### EXERCISE BRIEF:
Copy out all of the material exactly.

..........

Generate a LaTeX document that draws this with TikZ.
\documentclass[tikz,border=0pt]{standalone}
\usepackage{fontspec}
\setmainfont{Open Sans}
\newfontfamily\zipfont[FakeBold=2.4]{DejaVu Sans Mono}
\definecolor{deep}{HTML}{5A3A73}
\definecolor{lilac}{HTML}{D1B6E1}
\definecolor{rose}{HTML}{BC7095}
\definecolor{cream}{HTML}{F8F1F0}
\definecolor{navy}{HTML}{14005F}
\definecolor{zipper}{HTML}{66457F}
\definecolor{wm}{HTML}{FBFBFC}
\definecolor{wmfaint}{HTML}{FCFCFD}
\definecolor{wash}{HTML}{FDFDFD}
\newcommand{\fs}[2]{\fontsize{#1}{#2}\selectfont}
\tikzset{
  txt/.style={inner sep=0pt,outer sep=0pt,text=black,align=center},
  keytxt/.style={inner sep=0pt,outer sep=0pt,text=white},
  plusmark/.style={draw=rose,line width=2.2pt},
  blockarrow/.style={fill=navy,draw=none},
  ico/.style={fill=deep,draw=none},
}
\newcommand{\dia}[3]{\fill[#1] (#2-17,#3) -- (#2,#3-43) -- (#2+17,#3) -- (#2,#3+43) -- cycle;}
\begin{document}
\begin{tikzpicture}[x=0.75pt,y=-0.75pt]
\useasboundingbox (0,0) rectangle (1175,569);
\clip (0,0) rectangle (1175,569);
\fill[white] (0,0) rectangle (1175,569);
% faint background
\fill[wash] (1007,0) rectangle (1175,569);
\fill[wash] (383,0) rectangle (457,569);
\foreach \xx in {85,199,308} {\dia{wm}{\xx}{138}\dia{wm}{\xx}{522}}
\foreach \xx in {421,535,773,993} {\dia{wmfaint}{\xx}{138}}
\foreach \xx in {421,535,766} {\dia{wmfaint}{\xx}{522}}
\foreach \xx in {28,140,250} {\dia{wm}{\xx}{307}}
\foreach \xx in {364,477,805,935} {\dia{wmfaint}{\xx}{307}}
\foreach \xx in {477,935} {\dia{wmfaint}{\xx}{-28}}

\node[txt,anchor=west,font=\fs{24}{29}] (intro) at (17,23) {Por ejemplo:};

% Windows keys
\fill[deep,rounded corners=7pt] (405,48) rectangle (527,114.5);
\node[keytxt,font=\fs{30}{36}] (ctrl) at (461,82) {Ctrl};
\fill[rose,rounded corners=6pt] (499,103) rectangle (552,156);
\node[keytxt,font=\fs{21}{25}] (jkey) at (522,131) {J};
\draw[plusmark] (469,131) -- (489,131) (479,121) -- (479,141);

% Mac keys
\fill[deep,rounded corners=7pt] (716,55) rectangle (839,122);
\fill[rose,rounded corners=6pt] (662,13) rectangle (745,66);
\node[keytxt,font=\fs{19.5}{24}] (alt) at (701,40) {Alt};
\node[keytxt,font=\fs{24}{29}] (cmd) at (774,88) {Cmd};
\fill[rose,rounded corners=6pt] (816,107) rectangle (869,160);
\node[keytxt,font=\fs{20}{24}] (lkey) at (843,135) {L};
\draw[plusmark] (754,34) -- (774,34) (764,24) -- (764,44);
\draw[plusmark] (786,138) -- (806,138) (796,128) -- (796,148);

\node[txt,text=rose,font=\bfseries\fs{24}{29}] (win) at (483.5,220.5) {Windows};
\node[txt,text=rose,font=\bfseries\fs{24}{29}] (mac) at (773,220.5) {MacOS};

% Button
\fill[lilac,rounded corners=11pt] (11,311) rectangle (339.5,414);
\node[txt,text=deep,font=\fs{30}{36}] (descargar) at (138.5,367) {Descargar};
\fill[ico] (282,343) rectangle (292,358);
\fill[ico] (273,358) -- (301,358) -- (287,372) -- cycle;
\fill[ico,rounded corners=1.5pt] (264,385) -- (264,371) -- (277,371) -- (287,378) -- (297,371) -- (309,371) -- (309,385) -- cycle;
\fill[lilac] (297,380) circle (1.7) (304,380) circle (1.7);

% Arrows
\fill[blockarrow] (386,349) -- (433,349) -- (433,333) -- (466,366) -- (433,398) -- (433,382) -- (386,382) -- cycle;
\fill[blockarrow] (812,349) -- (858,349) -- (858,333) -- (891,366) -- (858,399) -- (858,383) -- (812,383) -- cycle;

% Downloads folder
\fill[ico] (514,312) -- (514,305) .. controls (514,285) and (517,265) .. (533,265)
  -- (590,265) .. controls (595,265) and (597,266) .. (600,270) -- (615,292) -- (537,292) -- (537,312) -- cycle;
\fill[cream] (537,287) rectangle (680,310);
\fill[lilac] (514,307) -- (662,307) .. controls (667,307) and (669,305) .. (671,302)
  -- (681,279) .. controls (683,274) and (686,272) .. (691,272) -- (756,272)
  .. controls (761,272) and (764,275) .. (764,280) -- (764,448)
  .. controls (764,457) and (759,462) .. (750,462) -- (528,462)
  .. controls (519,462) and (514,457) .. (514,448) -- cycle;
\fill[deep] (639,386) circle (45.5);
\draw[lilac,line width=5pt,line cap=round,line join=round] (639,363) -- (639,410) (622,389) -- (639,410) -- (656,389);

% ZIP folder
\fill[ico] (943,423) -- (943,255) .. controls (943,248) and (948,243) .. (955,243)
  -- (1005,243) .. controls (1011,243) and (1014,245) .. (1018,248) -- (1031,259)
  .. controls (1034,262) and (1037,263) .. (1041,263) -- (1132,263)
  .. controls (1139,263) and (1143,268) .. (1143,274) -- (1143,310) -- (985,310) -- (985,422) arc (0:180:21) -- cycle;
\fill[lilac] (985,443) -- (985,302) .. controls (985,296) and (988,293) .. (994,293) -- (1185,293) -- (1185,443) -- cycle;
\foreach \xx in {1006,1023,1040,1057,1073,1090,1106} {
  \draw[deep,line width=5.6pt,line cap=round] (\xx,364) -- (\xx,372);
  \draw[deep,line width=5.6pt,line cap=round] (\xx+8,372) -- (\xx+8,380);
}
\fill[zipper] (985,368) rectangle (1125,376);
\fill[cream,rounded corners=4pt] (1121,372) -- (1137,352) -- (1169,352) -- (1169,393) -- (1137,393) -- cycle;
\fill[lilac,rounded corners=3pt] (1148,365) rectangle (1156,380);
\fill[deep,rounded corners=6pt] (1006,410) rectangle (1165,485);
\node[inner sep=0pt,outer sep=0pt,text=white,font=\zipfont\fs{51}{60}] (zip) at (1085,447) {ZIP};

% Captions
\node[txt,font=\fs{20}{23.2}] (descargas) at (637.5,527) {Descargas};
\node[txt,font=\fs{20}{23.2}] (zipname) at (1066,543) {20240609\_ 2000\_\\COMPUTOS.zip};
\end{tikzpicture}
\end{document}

..........

### FINISHED EXERCISE:
Generate a LaTeX document that draws this with TikZ.
\documentclass[tikz,border=0pt]{standalone}
\usepackage{fontspec}
\setmainfont{Open Sans}
\newfontfamily\zipfont[FakeBold=2.4]{DejaVu Sans Mono}
\definecolor{deep}{HTML}{5A3A73}
\definecolor{lilac}{HTML}{D1B6E1}
\definecolor{rose}{HTML}{BC7095}
\definecolor{cream}{HTML}{F8F1F0}
\definecolor{navy}{HTML}{14005F}
\definecolor{zipper}{HTML}{66457F}
\definecolor{wm}{HTML}{FBFBFC}
\definecolor{wmfaint}{HTML}{FCFCFD}
\definecolor{wash}{HTML}{FDFDFD}
\newcommand{\fs}[2]{\fontsize{#1}{#2}\selectfont}
\tikzset{
  txt/.style={inner sep=0pt,outer sep=0pt,text=black,align=center},
  keytxt/.style={inner sep=0pt,outer sep=0pt,text=white},
  plusmark/.style={draw=rose,line width=2.2pt},
  blockarrow/.style={fill=navy,draw=none},
  ico/.style={fill=deep,draw=none},
}
\newcommand{\dia}[3]{\fill[#1] (#2-17,#3) -- (#2,#3-43) -- (#2+17,#3) -- (#2,#3+43) -- cycle;}
\begin{document}
\begin{tikzpicture}[x=0.75pt,y=-0.75pt]
\useasboundingbox (0,0) rectangle (1175,569);
\clip (0,0) rectangle (1175,569);
\fill[white] (0,0) rectangle (1175,569);
% faint background
\fill[wash] (1007,0) rectangle (1175,569);
\fill[wash] (383,0) rectangle (457,569);
\foreach \xx in {85,199,308} {\dia{wm}{\xx}{138}\dia{wm}{\xx}{522}}
\foreach \xx in {421,535,773,993} {\dia{wmfaint}{\xx}{138}}
\foreach \xx in {421,535,766} {\dia{wmfaint}{\xx}{522}}
\foreach \xx in {28,140,250} {\dia{wm}{\xx}{307}}
\foreach \xx in {364,477,805,935} {\dia{wmfaint}{\xx}{307}}
\foreach \xx in {477,935} {\dia{wmfaint}{\xx}{-28}}

\node[txt,anchor=west,font=\fs{24}{29}] (intro) at (17,23) {Por ejemplo:};

% Windows keys
\fill[deep,rounded corners=7pt] (405,48) rectangle (527,114.5);
\node[keytxt,font=\fs{30}{36}] (ctrl) at (461,82) {Ctrl};
\fill[rose,rounded corners=6pt] (499,103) rectangle (552,156);
\node[keytxt,font=\fs{21}{25}] (jkey) at (522,131) {J};
\draw[plusmark] (469,131) -- (489,131) (479,121) -- (479,141);

% Mac keys
\fill[deep,rounded corners=7pt] (716,55) rectangle (839,122);
\fill[rose,rounded corners=6pt] (662,13) rectangle (745,66);
\node[keytxt,font=\fs{19.5}{24}] (alt) at (701,40) {Alt};
\node[keytxt,font=\fs{24}{29}] (cmd) at (774,88) {Cmd};
\fill[rose,rounded corners=6pt] (816,107) rectangle (869,160);
\node[keytxt,font=\fs{20}{24}] (lkey) at (843,135) {L};
\draw[plusmark] (754,34) -- (774,34) (764,24) -- (764,44);
\draw[plusmark] (786,138) -- (806,138) (796,128) -- (796,148);

\node[txt,text=rose,font=\bfseries\fs{24}{29}] (win) at (483.5,220.5) {Windows};
\node[txt,text=rose,font=\bfseries\fs{24}{29}] (mac) at (773,220.5) {MacOS};

% Button
\fill[lilac,rounded corners=11pt] (11,311) rectangle (339.5,414);
\node[txt,text=deep,font=\fs{30}{36}] (descargar) at (138.5,367) {Descargar};
\fill[ico] (282,343) rectangle (292,358);
\fill[ico] (273,358) -- (301,358) -- (287,372) -- cycle;
\fill[ico,rounded corners=1.5pt] (264,385) -- (264,371) -- (277,371) -- (287,378) -- (297,371) -- (309,371) -- (309,385) -- cycle;
\fill[lilac] (297,380) circle (1.7) (304,380) circle (1.7);

% Arrows
\fill[blockarrow] (386,349) -- (433,349) -- (433,333) -- (466,366) -- (433,398) -- (433,382) -- (386,382) -- cycle;
\fill[blockarrow] (812,349) -- (858,349) -- (858,333) -- (891,366) -- (858,399) -- (858,383) -- (812,383) -- cycle;

% Downloads folder
\fill[ico] (514,312) -- (514,305) .. controls (514,285) and (517,265) .. (533,265)
  -- (590,265) .. controls (595,265) and (597,266) .. (600,270) -- (615,292) -- (537,292) -- (537,312) -- cycle;
\fill[cream] (537,287) rectangle (680,310);
\fill[lilac] (514,307) -- (662,307) .. controls (667,307) and (669,305) .. (671,302)
  -- (681,279) .. controls (683,274) and (686,272) .. (691,272) -- (756,272)
  .. controls (761,272) and (764,275) .. (764,280) -- (764,448)
  .. controls (764,457) and (759,462) .. (750,462) -- (528,462)
  .. controls (519,462) and (514,457) .. (514,448) -- cycle;
\fill[deep] (639,386) circle (45.5);
\draw[lilac,line width=5pt,line cap=round,line join=round] (639,363) -- (639,410) (622,389) -- (639,410) -- (656,389);

% ZIP folder
\fill[ico] (943,423) -- (943,255) .. controls (943,248) and (948,243) .. (955,243)
  -- (1005,243) .. controls (1011,243) and (1014,245) .. (1018,248) -- (1031,259)
  .. controls (1034,262) and (1037,263) .. (1041,263) -- (1132,263)
  .. controls (1139,263) and (1143,268) .. (1143,274) -- (1143,310) -- (985,310) -- (985,422) arc (0:180:21) -- cycle;
\fill[lilac] (985,443) -- (985,302) .. controls (985,296) and (988,293) .. (994,293) -- (1185,293) -- (1185,443) -- cycle;
\foreach \xx in {1006,1023,1040,1057,1073,1090,1106} {
  \draw[deep,line width=5.6pt,line cap=round] (\xx,364) -- (\xx,372);
  \draw[deep,line width=5.6pt,line cap=round] (\xx+8,372) -- (\xx+8,380);
}
\fill[zipper] (985,368) rectangle (1125,376);
\fill[cream,rounded corners=4pt] (1121,372) -- (1137,352) -- (1169,352) -- (1169,393) -- (1137,393) -- cycle;
\fill[lilac,rounded corners=3pt] (1148,365) rectangle (1156,380);
\fill[deep,rounded corners=6pt] (1006,410) rectangle (1165,485);
\node[inner sep=0pt,outer sep=0pt,text=white,font=\zipfont\fs{51}{60}] (zip) at (1085,447) {ZIP};

% Captions
\node[txt,font=\fs{20}{23.2}] (descargas) at (637.5,527) {Descargas};
\node[txt,font=\fs{20}{23.2}] (zipname) at (1066,543) {20240609\_ 2000\_\\COMPUTOS.zip};
\end{tikzpicture}
\end{document}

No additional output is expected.